Dataset entries
-=-=-=-=-

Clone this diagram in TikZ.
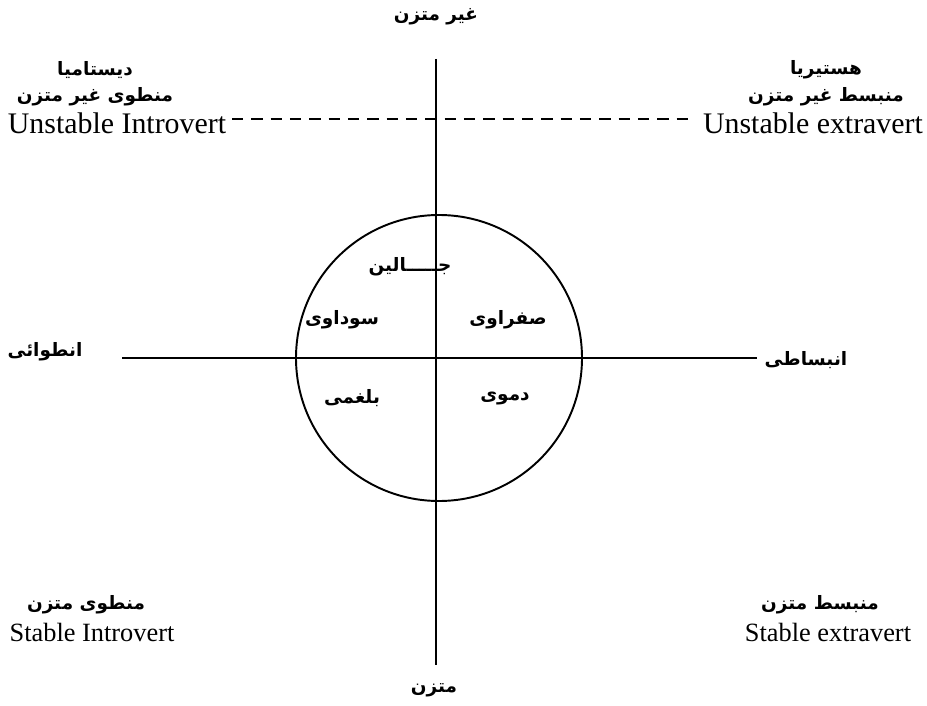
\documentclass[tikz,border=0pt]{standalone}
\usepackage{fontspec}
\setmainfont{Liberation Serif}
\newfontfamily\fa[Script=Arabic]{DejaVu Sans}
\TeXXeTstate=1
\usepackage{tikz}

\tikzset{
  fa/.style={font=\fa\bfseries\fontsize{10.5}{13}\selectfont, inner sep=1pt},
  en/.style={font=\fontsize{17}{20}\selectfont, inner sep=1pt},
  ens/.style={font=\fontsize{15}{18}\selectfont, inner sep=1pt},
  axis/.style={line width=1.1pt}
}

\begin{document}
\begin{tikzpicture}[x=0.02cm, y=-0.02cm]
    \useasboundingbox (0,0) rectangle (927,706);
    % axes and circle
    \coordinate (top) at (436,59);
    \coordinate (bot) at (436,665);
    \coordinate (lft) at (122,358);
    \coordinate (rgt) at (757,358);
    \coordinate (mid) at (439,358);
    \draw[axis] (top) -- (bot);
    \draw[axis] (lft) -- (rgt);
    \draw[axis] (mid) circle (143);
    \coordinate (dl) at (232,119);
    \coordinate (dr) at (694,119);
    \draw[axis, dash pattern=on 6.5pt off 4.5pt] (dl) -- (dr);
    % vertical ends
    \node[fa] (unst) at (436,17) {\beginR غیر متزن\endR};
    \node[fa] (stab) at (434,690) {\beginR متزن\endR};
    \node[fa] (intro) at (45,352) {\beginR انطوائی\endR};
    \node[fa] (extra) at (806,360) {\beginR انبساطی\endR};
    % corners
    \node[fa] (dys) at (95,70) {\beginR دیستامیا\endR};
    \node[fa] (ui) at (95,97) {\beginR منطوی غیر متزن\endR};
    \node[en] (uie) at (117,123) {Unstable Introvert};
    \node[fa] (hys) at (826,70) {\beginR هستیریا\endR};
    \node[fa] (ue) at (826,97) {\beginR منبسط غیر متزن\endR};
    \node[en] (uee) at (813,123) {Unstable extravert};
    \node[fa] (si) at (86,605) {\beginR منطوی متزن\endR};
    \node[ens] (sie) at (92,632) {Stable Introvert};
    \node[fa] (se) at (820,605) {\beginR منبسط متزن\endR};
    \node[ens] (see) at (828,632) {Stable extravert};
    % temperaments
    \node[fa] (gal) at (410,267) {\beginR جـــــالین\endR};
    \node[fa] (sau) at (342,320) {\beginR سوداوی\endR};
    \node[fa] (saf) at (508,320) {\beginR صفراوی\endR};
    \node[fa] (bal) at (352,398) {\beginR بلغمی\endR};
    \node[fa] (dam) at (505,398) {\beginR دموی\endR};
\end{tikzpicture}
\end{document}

-=-=-=-=-

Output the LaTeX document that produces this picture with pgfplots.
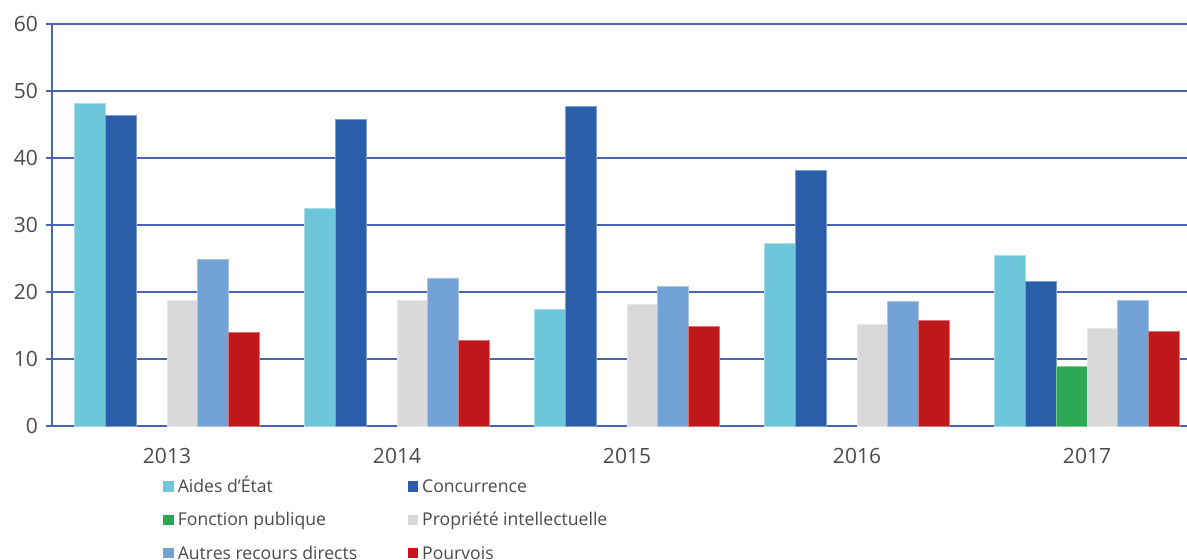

-=-=-=-=-

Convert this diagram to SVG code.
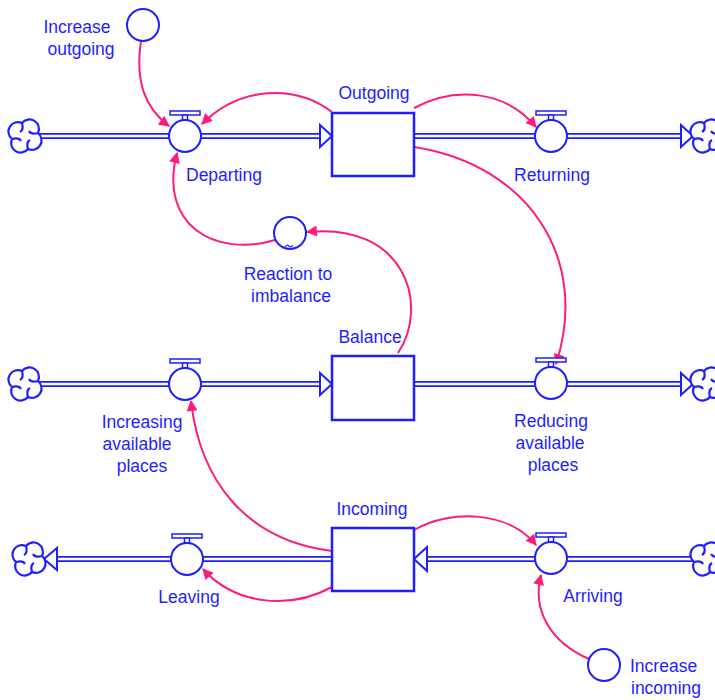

-=-=-=-=-

Given instruction
From the material above, gather all lines that include the string "this" and copy them.

Output of the exercise
Clone this diagram in TikZ.
Output the LaTeX document that produces this picture with pgfplots.
Convert this diagram to SVG code.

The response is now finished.